If a company was sincere about wanting interviewees to feel comfortable and to perform their best, they would ask the interviewee (ahead of time of course) to choose what videoconference software they'd prefer.
It's a joke being forced to download MS Teams or Skype or whatever just for a single interview, and then not have the ability to do a "test run" in advance to make sure your mic/camera/bluetooth are all working correctly and to become familiar with the UI.
You can’t always do that with whatever whiteboarding or shared IDE solution they might want you to use, but at least with the chat/shared screen solution, you should definitely be able to do that. Find friends or family to help you, or whatever it takes to practice that.
The in-person equivalent would be knowing exactly how to get to the building where you’re going to interview, know where parking is, etc…. You do a dry run and see what it’s like. Maybe also take a moment to look at people going into the building to see how they’re dressed.
Make sure to fully review any material that HR or the recruiter gives you before the meeting. Review it again just before the meeting. If they have any suggestions on interview techniques or the kinds of things you can do to help explain your experience, make sure you can do that in spades.
Beyond that, I would encourage you to be authentic. Be your best version of yourself, sure — but still be true to your core nature. If they don’t like you, then you’ve probably dodged a bullet.
For all my references, I ask them to be radically transparent and honest with their discussion of me. I wouldn’t ask them to be my reference if I didn’t trust what they were going to say in the first place, so I would prefer that they don’t whitewash anything they would say about me. If my references scare off a potential employer, then again — they’ve helped me dodge a bullet.
Why are you not getting a notification or hear a sound? Laptop issues??
I know this because I had 4 roommates who were working at the same firm, with the same job title, but under different Partners.
P.S. I guess this is one of the non-legal related reasons why companies don't give feedback, they'd like to avoid being featured in hackernews, I presume.
EDIT: I always forget driving my point home after crafting a lengthy comment.
My point is, I can almost guarantee that someone out there has the exact opposite of your experience w.r.t. the hiring process of twitter.
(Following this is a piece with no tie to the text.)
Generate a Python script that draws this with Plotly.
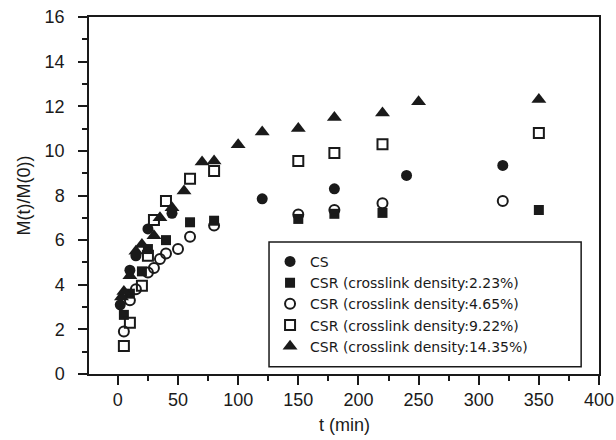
import plotly.graph_objects as go

# ---- data ----
cs_t = [2, 10, 15, 25, 45, 120, 180, 240, 320]
cs_y = [3.1, 4.65, 5.3, 6.5, 7.2, 7.85, 8.3, 8.9, 9.35]

c223_t = [5, 10, 20, 25, 40, 60, 80, 150, 180, 220, 350]
c223_y = [2.65, 3.6, 4.6, 5.6, 6.0, 6.8, 6.87, 6.95, 7.18, 7.22, 7.35]

c465_t = [5, 10, 15, 25, 30, 35, 40, 50, 60, 80, 150, 180, 220, 320]
c465_y = [1.9, 3.3, 3.8, 4.55, 4.75, 5.15, 5.4, 5.6, 6.15, 6.65, 7.15, 7.35, 7.65, 7.75]

c922_t = [5, 10, 20, 25, 30, 40, 60, 80, 150, 180, 220, 350]
c922_y = [1.25, 2.3, 3.95, 5.3, 6.9, 7.75, 8.75, 9.1, 9.55, 9.9, 10.3, 10.8]

c1435_t = [3, 5, 10, 15, 20, 30, 35, 45, 55, 70, 80, 100, 120, 150, 180, 220, 250, 350]
c1435_y = [3.45, 3.7, 4.4, 5.5, 5.8, 6.2, 7.0, 7.45, 8.2, 9.5, 9.55, 10.27, 10.85, 11.0, 11.5, 11.7, 12.2, 12.3]

names = ["CS",
         "CSR (crosslink density:2.23%)",
         "CSR (crosslink density:4.65%)",
         "CSR (crosslink density:9.22%)",
         "CSR (crosslink density:14.35%)"]

x_ticks = [0, 50, 100, 150, 200, 250, 300, 350, 400]
y_ticks = [0, 2, 4, 6, 8, 10, 12, 14, 16]

FONT = "Liberation Sans, Arial, sans-serif"
LFONT = "DejaVu Sans, sans-serif"
INK = "#1a1a1a"

fig = go.Figure()
series = [
    (cs_t, cs_y, dict(symbol="circle", size=11, color=INK)),
    (c223_t, c223_y, dict(symbol="square", size=10, color=INK)),
    (c465_t, c465_y, dict(symbol="circle-open", size=10, color=INK, line=dict(width=2, color=INK))),
    (c922_t, c922_y, dict(symbol="square-open", size=10, color=INK, line=dict(width=2, color=INK))),
    (c1435_t, c1435_y, dict(symbol="triangle-up", size=13, color=INK)),
]
for (t, y, m), n in zip(series, names):
    fig.add_trace(go.Scatter(x=t, y=y, mode="markers", name=n, marker=m))

axis_common = dict(
    showline=True, linecolor=INK, linewidth=1.5, mirror=True,
    ticks="outside", tickcolor=INK, tickwidth=1.5, ticklen=9,
    showgrid=False, zeroline=False, automargin=False,
    tickfont=dict(family=FONT, size=18, color=INK),
)

fig.update_xaxes(range=[-24, 400], tickvals=x_ticks,
                 minor=dict(dtick=25, tick0=0, ticks="outside", ticklen=5, tickwidth=1.5, tickcolor=INK),
                 ticklabelstandoff=0,
                 **axis_common)
fig.update_yaxes(range=[0, 16], tickvals=y_ticks,
                 minor=dict(dtick=1, tick0=0, ticks="outside", ticklen=5, tickwidth=1.5, tickcolor=INK),
                 ticklabelstandoff=10,
                 **axis_common)

# axis titles as annotations (pixel-precise placement)
fig.add_annotation(text="t (min)", xref="paper", yref="paper", x=0.5, y=0,
                   yshift=-51, xanchor="center", yanchor="middle", showarrow=False,
                   font=dict(family=FONT, size=18, color=INK))
fig.add_annotation(text="M(t)/M(0))", xref="paper", yref="paper", x=0, y=0.5,
                   xshift=-66, xanchor="center", yanchor="middle", showarrow=False,
                   textangle=-90, font=dict(family=FONT, size=18, color=INK))

fig.add_shape(type="rect", xref="paper", yref="paper",
              x0=0.353, x1=0.965, y0=0.02, y1=0.37,
              line=dict(color=INK, width=1.5), fillcolor="rgba(0,0,0,0)")

fig.update_layout(
    width=616, height=440,
    margin=dict(l=89, r=17, t=17, b=66),
    paper_bgcolor="white", plot_bgcolor="white",
    showlegend=True,
    legend=dict(x=0.355, y=0.359, xanchor="left", yanchor="top",
                bgcolor="rgba(0,0,0,0)", borderwidth=0,
                font=dict(family=LFONT, size=14, color=INK),
                tracegroupgap=0, itemsizing="trace"),
)

fig.write_html("out.html")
Hearing that you're "not proficient" sucks big time and this is probably what hits hard. Do you _feel_ you're not proficient? Did HR meant something else? Snap out of it and just continue. Have you been in very cozy environment you're whole life? It's like your mom telling you you're the most handsome boy and then you walk up to a girl that's say your an ugly weirdo. Maybe you are, maybe you're not. You just check out the next girl. Or boy.
Like, this whole analysis of the situation, really makes me wonder, how old/experienced everybody is (including you). Like in general, life, you know. You can code an A* heuristic in 5 minutes, but you still don't know communicate/interrupt each other during an interview?